Il proprietario di un edificio
o di altra costruzione è responsabile dei danni causati dalla loro rovina,
se non ha mantenuto l’immobile nel suo stato ottimale oppure non ha provveduto
ad eliminare i difetti di costruzione (art.
2053 c. civ.). Di conseguenza, colui che ha subito lesioni dalla
disgregazione di un fabbricato o dal distacco, caduta o frantumazione di una
sua parte, può pretendere il risarcimento danni dal proprietario.
La norma si applica per
i danni subiti da qualsiasi tipologia di immobile, non soltanto case o palazzi,
ma anche muri di cinta, reti metalliche, tabelloni, travi, insomma per ogni
opera che sia ancorata al suolo, anche se in modo transitorio.
La massima tutela al
danneggiato è garantita dalla presunzione di colpa in capo al
proprietario: ciò significa che il proprietario è considerato sempre responsabile,
a meno che non sia lui stesso a dimostrare il contrario.
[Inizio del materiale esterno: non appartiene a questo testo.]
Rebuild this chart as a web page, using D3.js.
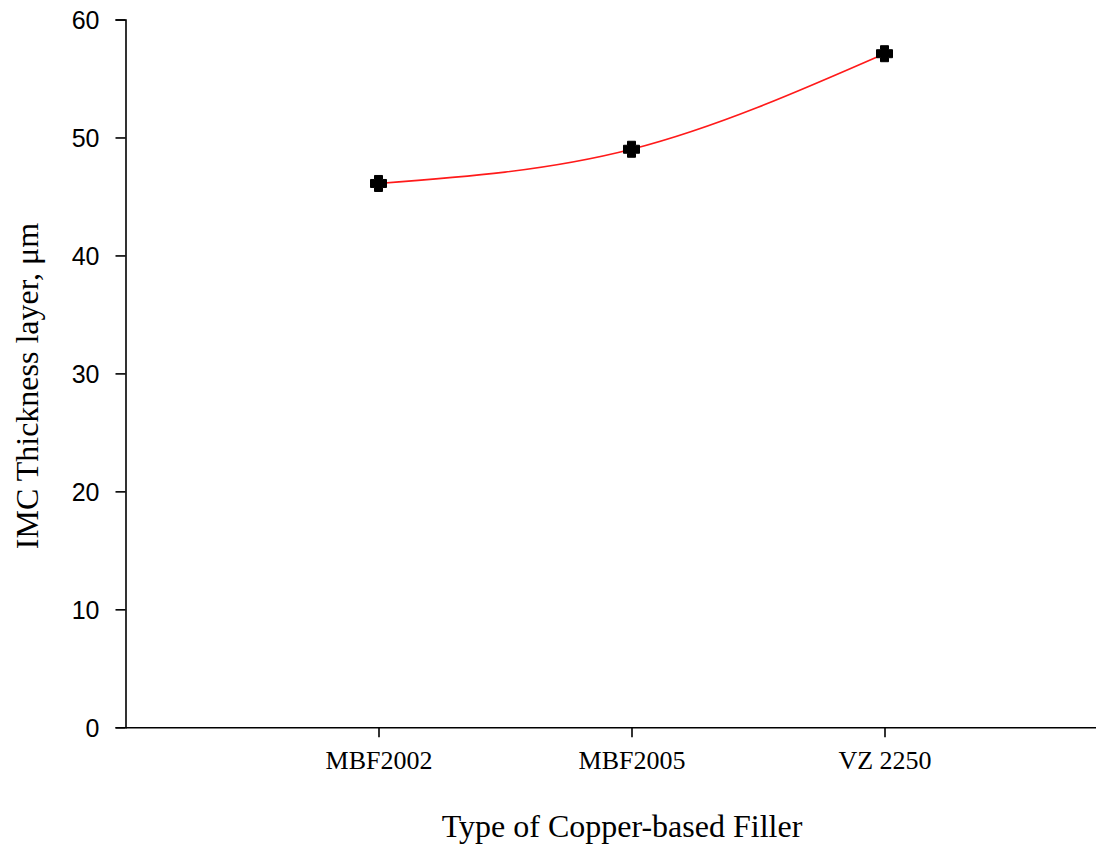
<!DOCTYPE html>
<html>
<head>
<meta charset="utf-8">
<script src="https://cdn.jsdelivr.net/npm/d3@7"></script>
<style>
  html, body { margin: 0; padding: 0; background: #fff; }
  svg { display: block; overflow: hidden; }
</style>
</head>
<body>
<div id="chart"></div>
<script>
// data
const fillers = ["MBF2002", "MBF2005", "VZ 2250"];
const thickness = [46.1, 49.0, 57.1];
const yTicks = [0, 10, 20, 30, 40, 50, 60];

const width = 1096, height = 846;
const plot = { left: 125.5, top: 19.5, bottom: 727.3, step: 253 };

const svg = d3.select("#chart").append("svg")
    .attr("width", width)
    .attr("height", height);

// scales: categories sit at index 1..3 of a 0..4 range (right end runs off the page)
const x = d3.scaleLinear()
    .domain([0, fillers.length + 1])
    .range([plot.left, plot.left + plot.step * (fillers.length + 1)]);

const y = d3.scaleLinear()
    .domain([0, 60])
    .range([plot.bottom, plot.top]);

// axes
const xAxis = svg.append("g")
    .attr("transform", `translate(0,${plot.bottom})`)
    .call(d3.axisBottom(x)
      .tickValues(d3.range(1, fillers.length + 1))
      .tickFormat(i => fillers[i - 1])
      .tickSize(10)
      .tickSizeOuter(0)
      .tickPadding(13));

xAxis.selectAll("text")
    .style("font-family", "'Liberation Serif', 'Times New Roman', serif")
    .style("font-size", "26px")
    .attr("fill", "#000");

const yAxis = svg.append("g")
    .attr("transform", `translate(${plot.left},0)`)
    .call(d3.axisLeft(y)
      .tickValues(yTicks)
      .tickSize(10)
      .tickPadding(16));

yAxis.selectAll("text")
    .style("font-family", "'Liberation Sans', Arial, sans-serif")
    .style("font-size", "25px")
    .attr("dy", "0.36em")
    .attr("fill", "#000");

svg.selectAll(".domain, .tick line")
    .attr("stroke", "#000")
    .attr("stroke-width", 1.6);

// axis titles
svg.append("text")
    .attr("x", 622)
    .attr("y", 837)
    .attr("text-anchor", "middle")
    .style("font-family", "'Liberation Serif', 'Times New Roman', serif")
    .style("font-size", "32px")
    .attr("fill", "#000")
    .text("Type of Copper-based Filler");

svg.append("text")
    .attr("transform", "translate(38,386) rotate(-90)")
    .attr("text-anchor", "middle")
    .style("font-family", "'Liberation Serif', 'Times New Roman', serif")
    .style("font-size", "32px")
    .attr("fill", "#000")
    .text("IMC Thickness layer, μm");

// smooth red curve through the points
const line = d3.line()
    .x((d, i) => x(i + 1))
    .y(d => y(d))
    .curve(d3.curveNatural);

svg.append("path")
    .datum(thickness)
    .attr("d", line)
    .attr("fill", "none")
    .attr("stroke", "#ff1a1a")
    .attr("stroke-width", 1.6);

// chunky cross marker: arms about half as thick as the symbol is wide
const thickCross = {
  draw(ctx, size) {
    const r = Math.sqrt(size) / 2;   // half width
    const a = r * 0.5;               // half arm thickness
    ctx.moveTo(-r, -a);
    ctx.lineTo(-a, -a);
    ctx.lineTo(-a, -r);
    ctx.lineTo(a, -r);
    ctx.lineTo(a, -a);
    ctx.lineTo(r, -a);
    ctx.lineTo(r, a);
    ctx.lineTo(a, a);
    ctx.lineTo(a, r);
    ctx.lineTo(-a, r);
    ctx.lineTo(-a, a);
    ctx.lineTo(-r, a);
    ctx.closePath();
  }
};

svg.append("g")
  .selectAll("path")
  .data(thickness)
  .join("path")
    .attr("transform", (d, i) => `translate(${x(i + 1)},${y(d)})`)
    .attr("d", d3.symbol(thickCross, 16 * 16))
    .attr("fill", "#000")
    .attr("stroke", "#000")
    .attr("stroke-width", 1)
    .attr("stroke-linejoin", "round");
</script>
</body>
</html>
Vale, insomma – almeno
in questo campo – il principio dell’inversione dell’onere della prova,
secondo il quale non deve essere il danneggiato a provare i fatti per i quali
chiede il risarcimento, ma è il chiamato in giudizio – in questo caso il
proprietario – a dimostrare l’assenza di colpa per l’accaduto.
Diverso è il caso in
cui si accerti che i danni sono stati causati da un difetto di costruzione.
In tal caso il proprietario, in presenza di determinati presupposti (art. 1669 c. civ.), è tenuto comunque
a risarcire il danneggiato, ma può rivalersi successivamente sull’appaltatore
che, nel costruire l’opera, non ha rispettato i criteri necessari a mantenere
il bene stabile e duraturo nel tempo.